Later that day, my participation in the first general assembly of the Floriculture Sustainability Initiative (FSI) underlined why flower traders seemed uneasy communicating about supply chain responsibility. Unlike the fruit and vegetable sector, the flower industry only recently started implementing sustainability standards and certification schemes on a widespread basis.

Although most of the trading companies at the meeting were working with suppliers that were certified Fairtrade or by the Rainforest Alliance, they have not yet figured out how to respond to retailer requirements and customer demands and deploy robust, integrated sustainability programs. The lack of transparency and comparability among standards presents an additional challenge, making it difficult for traders to understand and report on what is happening in their supply chains.

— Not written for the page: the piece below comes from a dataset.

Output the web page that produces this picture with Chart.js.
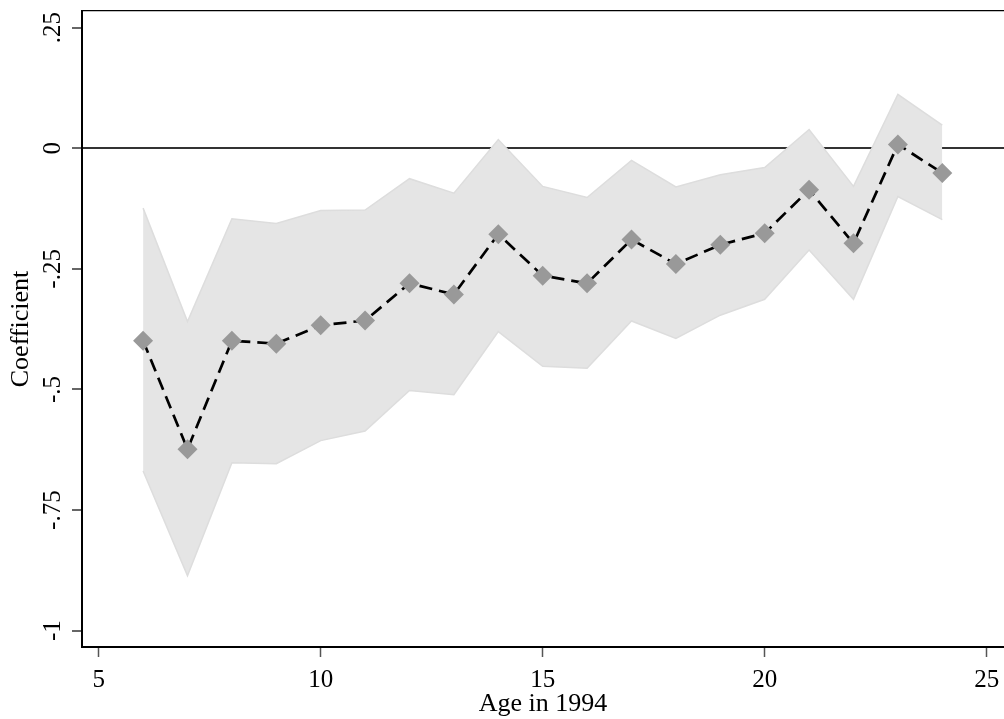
<!DOCTYPE html>
<html>
<head>
<meta charset="utf-8">
<script src="https://cdn.jsdelivr.net/npm/chart.js@4/dist/chart.umd.min.js"></script>
<style>
  html, body { margin: 0; padding: 0; background: #fff; overflow: hidden; }
  #wrap { width: 1004px; height: 719px; position: relative; }
  canvas { display: block; }
</style>
</head>
<body>
<div id="wrap"><canvas id="c" width="1004" height="719"></canvas></div>
<script>
// ---- data ----
const ages = [6, 7, 8, 9, 10, 11, 12, 13, 14, 15, 16, 17, 18, 19, 20, 21, 22, 23, 24];
const coef = [-0.399, -0.624, -0.399, -0.405, -0.367, -0.357, -0.280, -0.303, -0.178, -0.264,
              -0.280, -0.189, -0.240, -0.200, -0.176, -0.086, -0.197, 0.008, -0.051];
const ciUpper = [-0.124, -0.359, -0.146, -0.156, -0.129, -0.128, -0.063, -0.093, 0.018, -0.079,
                 -0.102, -0.025, -0.080, -0.055, -0.040, 0.039, -0.079, 0.112, 0.048];
const ciLower = [-0.669, -0.886, -0.652, -0.654, -0.606, -0.586, -0.502, -0.511, -0.380, -0.452,
                 -0.456, -0.358, -0.394, -0.346, -0.313, -0.211, -0.313, -0.100, -0.148];
const xTicks = [5, 10, 15, 20, 25];
const xTickLabels = ['5', '10', '15', '20', '25'];
const yTicks = [-1, -0.75, -0.5, -0.25, 0, 0.25];
const yTickLabels = ['-1', '-.75', '-.5', '-.25', '0', '.25'];
const xTitle = 'Age in 1994';
const yTitle = 'Coefficient';

const pts = (ys) => ages.map((a, i) => ({ x: a, y: ys[i] }));
const FONT = 'Liberation Serif, Times New Roman, serif';

new Chart(document.getElementById('c'), {
  type: 'line',
  data: {
    datasets: [
      {
        label: 'coef',
        data: pts(coef),
        order: 0,
        borderColor: '#000',
        borderWidth: 2.7,
        borderDash: [13, 7],
        fill: false,
        tension: 0,
        pointStyle: 'rectRot',
        pointRadius: 10,
        pointBackgroundColor: '#999999',
        pointBorderWidth: 0,
        pointHoverRadius: 10
      },
      {
        label: 'upper',
        data: pts(ciUpper),
        order: 1,
        borderColor: '#dddddd',
        borderWidth: 1.5,
        backgroundColor: '#e5e5e5',
        fill: false,
        pointRadius: 0,
        tension: 0
      },
      {
        label: 'lower',
        data: pts(ciLower),
        order: 2,
        borderColor: '#dddddd',
        borderWidth: 1.5,
        backgroundColor: '#e5e5e5',
        fill: '-1',
        pointRadius: 0,
        tension: 0
      }
    ]
  },
  options: {
    responsive: false,
    animation: false,
    events: [],
    layout: { autoPadding: false, padding: { top: 11, left: 0, right: 0, bottom: 0 } },
    plugins: {
      legend: { display: false },
      tooltip: { enabled: false },
      filler: { propagate: false }
    },
    scales: {
      x: {
        type: 'linear',
        position: 'bottom',
        min: 4.624,
        max: 25.39,
        afterBuildTicks: (s) => { s.ticks = xTicks.map(v => ({ value: v })); },
        afterFit: (s) => { s.height = 72; s.paddingLeft = 0; s.paddingRight = 0; },
        ticks: {
          color: '#000',
          font: { family: FONT, size: 25 },
          padding: 8,
          callback: (v) => xTickLabels[xTicks.indexOf(v)]
        },
        grid: {
          drawOnChartArea: false,
          drawTicks: true,
          tickLength: 10,
          tickColor: '#555',
          tickWidth: 1.5
        },
        border: { display: true, color: '#000', width: 2 },
        title: {
          display: true,
          text: xTitle,
          color: '#000',
          font: { family: FONT, size: 26, lineHeight: 1 },
          padding: { top: 0, bottom: 2 }
        }
      },
      xTop: {
        type: 'linear',
        position: 'top',
        min: 4.624,
        max: 25.39,
        afterFit: (s) => { s.height = 0; s.paddingLeft = 0; s.paddingRight = 0; },
        ticks: { display: false },
        grid: { display: false, drawTicks: false },
        border: { display: true, color: '#000', width: 1.2 }
      },
      y: {
        type: 'linear',
        position: 'left',
        min: -1.0338,
        max: 0.2846,
        afterBuildTicks: (s) => { s.ticks = yTicks.map(v => ({ value: v })); },
        afterFit: (s) => { s.width = 82; s.paddingTop = 0; s.paddingBottom = 0; },
        ticks: {
          color: '#000',
          font: { family: FONT, size: 25, lineHeight: 0.8 },
          minRotation: 90,
          maxRotation: 90,
          crossAlign: 'center',
          padding: -1,
          callback: (v) => yTickLabels[yTicks.indexOf(v)]
        },
        grid: {
          drawOnChartArea: true,
          drawTicks: true,
          tickLength: 10,
          tickColor: '#333',
          tickWidth: 1.5,
          color: (ctx) => (ctx.tick && ctx.tick.value === 0 ? '#333333' : 'rgba(0,0,0,0)'),
          lineWidth: (ctx) => (ctx.tick && ctx.tick.value === 0 ? 2 : 0)
        },
        border: { display: true, color: '#000', width: 2 },
        title: {
          display: true,
          text: yTitle,
          color: '#000',
          font: { family: FONT, size: 26, lineHeight: 1 },
          padding: { top: 8, bottom: 0 }
        }
      }
    }
  }
});
</script>
</body>
</html>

FSI brings together all actors in the supply chain, including producers, traders, and retailers. The initiative will work to clarify and benchmark available standards to make them more transparent and comparable. As an associate member of FSI, HERproject and BSR are excited to work across the supply chain to address worker health and empowerment issues in the flower sector. We have engaged with flower producers in Kenya and Ethiopia, but this step represents a new area of focus for HERproject. We look forward to collaborating with partners along the supply chain to address these multifaceted challenges, and to ensuring that, in the future, your Valentine’s Day bouquet will be more likely to support economic and social improvements for people working in the flower industry.